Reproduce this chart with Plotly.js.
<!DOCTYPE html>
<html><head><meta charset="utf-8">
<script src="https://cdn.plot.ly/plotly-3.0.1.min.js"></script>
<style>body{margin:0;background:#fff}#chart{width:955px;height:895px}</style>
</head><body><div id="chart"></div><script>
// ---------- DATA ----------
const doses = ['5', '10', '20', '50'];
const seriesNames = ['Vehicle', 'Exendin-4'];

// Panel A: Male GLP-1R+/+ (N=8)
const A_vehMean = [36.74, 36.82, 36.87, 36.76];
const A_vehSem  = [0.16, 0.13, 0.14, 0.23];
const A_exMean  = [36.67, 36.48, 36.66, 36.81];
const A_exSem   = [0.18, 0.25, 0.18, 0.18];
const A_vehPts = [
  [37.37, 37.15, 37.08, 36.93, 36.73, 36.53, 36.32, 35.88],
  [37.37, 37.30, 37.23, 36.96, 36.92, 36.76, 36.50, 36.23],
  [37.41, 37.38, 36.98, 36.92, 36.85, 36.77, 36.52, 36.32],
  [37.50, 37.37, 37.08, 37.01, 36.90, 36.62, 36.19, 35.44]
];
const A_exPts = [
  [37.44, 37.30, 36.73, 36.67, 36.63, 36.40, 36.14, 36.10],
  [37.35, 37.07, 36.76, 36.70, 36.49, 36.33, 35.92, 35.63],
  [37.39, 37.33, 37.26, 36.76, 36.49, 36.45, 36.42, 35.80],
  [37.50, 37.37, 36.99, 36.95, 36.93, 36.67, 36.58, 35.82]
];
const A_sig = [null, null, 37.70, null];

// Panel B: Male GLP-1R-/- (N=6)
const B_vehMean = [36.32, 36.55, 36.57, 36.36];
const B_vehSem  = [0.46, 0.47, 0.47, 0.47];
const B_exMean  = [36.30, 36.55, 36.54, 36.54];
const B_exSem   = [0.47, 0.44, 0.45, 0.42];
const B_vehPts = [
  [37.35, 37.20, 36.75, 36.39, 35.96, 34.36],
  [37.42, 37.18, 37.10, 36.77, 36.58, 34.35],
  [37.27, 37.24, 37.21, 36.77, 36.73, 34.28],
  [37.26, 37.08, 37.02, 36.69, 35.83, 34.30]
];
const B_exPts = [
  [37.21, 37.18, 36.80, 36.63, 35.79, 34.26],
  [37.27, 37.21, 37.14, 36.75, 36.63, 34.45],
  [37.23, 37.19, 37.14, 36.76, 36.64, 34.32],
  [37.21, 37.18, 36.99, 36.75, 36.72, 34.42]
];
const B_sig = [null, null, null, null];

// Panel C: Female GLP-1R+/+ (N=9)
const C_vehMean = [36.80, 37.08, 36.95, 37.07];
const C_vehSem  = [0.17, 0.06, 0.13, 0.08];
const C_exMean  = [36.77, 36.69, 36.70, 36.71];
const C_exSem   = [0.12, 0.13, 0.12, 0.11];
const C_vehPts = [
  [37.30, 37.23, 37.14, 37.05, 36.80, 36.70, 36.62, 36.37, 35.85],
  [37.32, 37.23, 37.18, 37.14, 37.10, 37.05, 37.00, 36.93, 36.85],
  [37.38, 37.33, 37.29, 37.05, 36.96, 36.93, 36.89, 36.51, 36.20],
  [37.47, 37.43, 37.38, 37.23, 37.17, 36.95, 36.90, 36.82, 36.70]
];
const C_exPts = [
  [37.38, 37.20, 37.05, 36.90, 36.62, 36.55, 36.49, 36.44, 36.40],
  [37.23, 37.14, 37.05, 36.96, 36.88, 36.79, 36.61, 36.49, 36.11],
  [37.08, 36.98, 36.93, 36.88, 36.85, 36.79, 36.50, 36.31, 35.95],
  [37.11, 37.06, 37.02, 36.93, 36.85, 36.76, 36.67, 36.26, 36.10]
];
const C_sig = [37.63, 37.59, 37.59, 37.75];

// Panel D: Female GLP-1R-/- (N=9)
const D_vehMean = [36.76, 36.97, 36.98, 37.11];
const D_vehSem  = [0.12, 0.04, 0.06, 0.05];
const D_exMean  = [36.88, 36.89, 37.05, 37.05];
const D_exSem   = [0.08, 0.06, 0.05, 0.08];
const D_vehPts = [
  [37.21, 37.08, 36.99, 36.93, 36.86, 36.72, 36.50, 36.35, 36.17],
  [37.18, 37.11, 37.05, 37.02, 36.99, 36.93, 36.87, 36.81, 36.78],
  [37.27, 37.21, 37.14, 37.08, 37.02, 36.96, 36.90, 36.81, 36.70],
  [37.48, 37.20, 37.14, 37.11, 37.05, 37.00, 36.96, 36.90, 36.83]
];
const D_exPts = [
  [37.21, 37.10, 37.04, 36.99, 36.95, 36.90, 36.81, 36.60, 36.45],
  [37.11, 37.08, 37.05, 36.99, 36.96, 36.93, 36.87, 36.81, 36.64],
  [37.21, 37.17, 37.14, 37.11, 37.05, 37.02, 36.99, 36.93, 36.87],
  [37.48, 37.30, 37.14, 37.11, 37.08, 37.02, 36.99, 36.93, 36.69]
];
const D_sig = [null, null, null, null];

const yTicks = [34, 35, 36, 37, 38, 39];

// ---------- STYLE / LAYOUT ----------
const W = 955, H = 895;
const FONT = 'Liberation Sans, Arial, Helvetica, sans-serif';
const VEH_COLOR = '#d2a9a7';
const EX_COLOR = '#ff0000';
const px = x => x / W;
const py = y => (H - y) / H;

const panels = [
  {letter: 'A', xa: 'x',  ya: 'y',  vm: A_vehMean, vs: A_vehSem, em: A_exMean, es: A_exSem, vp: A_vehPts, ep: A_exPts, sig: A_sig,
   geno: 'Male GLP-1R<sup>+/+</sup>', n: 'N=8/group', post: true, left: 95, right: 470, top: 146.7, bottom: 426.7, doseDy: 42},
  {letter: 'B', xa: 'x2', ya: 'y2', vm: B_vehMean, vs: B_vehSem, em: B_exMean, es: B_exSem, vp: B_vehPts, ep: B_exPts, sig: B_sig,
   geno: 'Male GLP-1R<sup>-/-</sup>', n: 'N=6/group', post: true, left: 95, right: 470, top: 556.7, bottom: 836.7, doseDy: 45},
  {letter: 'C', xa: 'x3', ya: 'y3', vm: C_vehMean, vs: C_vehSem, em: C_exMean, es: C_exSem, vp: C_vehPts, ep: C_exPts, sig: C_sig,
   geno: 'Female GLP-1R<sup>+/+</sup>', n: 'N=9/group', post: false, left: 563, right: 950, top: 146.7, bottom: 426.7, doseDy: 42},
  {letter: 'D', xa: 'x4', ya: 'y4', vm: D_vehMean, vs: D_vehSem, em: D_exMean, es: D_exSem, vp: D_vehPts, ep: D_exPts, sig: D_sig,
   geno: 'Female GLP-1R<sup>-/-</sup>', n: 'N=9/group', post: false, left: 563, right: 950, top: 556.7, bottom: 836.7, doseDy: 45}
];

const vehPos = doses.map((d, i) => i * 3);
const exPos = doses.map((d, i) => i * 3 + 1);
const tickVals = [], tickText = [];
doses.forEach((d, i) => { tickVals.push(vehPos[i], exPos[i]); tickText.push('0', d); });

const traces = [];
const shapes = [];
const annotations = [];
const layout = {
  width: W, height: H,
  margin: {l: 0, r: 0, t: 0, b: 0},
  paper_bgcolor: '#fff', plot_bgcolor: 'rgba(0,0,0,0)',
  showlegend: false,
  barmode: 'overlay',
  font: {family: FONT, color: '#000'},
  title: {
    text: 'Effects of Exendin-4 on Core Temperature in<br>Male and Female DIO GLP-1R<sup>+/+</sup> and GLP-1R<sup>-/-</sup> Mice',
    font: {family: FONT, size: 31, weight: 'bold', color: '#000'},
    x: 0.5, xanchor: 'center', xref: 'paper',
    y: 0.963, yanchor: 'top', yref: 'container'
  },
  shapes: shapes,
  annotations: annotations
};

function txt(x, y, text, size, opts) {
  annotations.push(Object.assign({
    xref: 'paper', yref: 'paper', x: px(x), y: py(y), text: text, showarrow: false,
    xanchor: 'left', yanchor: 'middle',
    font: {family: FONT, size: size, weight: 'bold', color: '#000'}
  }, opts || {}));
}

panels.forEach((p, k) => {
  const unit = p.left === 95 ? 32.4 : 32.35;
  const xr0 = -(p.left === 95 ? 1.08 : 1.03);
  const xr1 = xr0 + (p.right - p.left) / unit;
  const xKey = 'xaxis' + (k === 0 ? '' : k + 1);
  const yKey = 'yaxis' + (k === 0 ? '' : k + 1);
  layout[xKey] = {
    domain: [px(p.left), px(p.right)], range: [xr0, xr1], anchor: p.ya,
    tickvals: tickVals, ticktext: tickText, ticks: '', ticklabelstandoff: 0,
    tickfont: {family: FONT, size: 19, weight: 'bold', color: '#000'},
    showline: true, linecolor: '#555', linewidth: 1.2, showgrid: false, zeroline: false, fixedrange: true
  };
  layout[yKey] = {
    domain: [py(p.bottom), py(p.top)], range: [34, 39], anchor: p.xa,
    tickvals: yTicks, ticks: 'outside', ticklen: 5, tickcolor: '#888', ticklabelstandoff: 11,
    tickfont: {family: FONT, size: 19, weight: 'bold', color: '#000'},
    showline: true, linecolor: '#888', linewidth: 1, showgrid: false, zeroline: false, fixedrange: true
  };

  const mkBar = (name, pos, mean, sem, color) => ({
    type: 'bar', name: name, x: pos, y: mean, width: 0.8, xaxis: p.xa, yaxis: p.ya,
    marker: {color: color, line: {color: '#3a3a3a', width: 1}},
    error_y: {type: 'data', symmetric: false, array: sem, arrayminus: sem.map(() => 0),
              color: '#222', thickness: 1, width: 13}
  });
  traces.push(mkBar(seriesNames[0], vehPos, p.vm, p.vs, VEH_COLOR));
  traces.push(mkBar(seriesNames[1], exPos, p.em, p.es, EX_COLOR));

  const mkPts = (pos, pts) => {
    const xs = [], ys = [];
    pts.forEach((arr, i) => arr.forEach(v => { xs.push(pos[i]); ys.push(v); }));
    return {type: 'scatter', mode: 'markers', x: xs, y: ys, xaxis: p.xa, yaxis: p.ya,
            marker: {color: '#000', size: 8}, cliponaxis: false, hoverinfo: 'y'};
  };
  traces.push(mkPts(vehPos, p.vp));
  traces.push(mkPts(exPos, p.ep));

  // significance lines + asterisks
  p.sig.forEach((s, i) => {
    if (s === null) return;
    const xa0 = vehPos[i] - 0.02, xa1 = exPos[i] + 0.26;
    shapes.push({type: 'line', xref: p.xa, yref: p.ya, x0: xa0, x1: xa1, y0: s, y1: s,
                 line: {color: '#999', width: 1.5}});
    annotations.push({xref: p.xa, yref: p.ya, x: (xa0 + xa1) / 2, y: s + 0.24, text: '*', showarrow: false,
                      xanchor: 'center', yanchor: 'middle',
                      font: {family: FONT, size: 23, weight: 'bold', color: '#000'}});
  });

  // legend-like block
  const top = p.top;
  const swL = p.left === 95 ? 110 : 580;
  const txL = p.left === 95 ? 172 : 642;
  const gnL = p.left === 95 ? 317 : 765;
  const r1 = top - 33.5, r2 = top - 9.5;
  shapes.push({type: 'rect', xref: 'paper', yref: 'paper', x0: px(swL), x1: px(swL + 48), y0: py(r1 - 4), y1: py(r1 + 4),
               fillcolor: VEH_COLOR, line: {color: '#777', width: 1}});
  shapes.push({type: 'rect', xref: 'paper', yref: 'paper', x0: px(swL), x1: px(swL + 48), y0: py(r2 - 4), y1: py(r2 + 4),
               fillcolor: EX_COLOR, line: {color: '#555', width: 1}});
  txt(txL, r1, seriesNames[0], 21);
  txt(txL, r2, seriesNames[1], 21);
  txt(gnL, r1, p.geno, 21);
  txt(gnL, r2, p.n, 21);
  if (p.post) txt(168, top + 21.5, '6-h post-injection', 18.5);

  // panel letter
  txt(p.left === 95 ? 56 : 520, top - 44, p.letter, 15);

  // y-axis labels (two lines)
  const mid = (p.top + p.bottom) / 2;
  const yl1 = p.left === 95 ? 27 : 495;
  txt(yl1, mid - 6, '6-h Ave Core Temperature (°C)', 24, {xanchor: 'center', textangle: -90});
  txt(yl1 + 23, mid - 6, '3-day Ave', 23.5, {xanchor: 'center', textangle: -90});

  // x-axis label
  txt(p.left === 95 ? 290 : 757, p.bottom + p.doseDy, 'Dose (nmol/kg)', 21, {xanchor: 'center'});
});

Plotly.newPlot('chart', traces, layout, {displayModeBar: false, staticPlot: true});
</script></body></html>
##############################
Written exercise.
From the opening line of the data above through the line that contains "const seriesNames = ['Vehicle', 'Exendin-4'];", please print each line as it stands and only those lines.

The answer.
Reproduce this chart with Plotly.js.
<!DOCTYPE html>
<html><head><meta charset="utf-8">
<script src="https://cdn.plot.ly/plotly-3.0.1.min.js"></script>
<style>body{margin:0;background:#fff}#chart{width:955px;height:895px}</style>
</head><body><div id="chart"></div><script>
// ---------- DATA ----------
const doses = ['5', '10', '20', '50'];
const seriesNames = ['Vehicle', 'Exendin-4'];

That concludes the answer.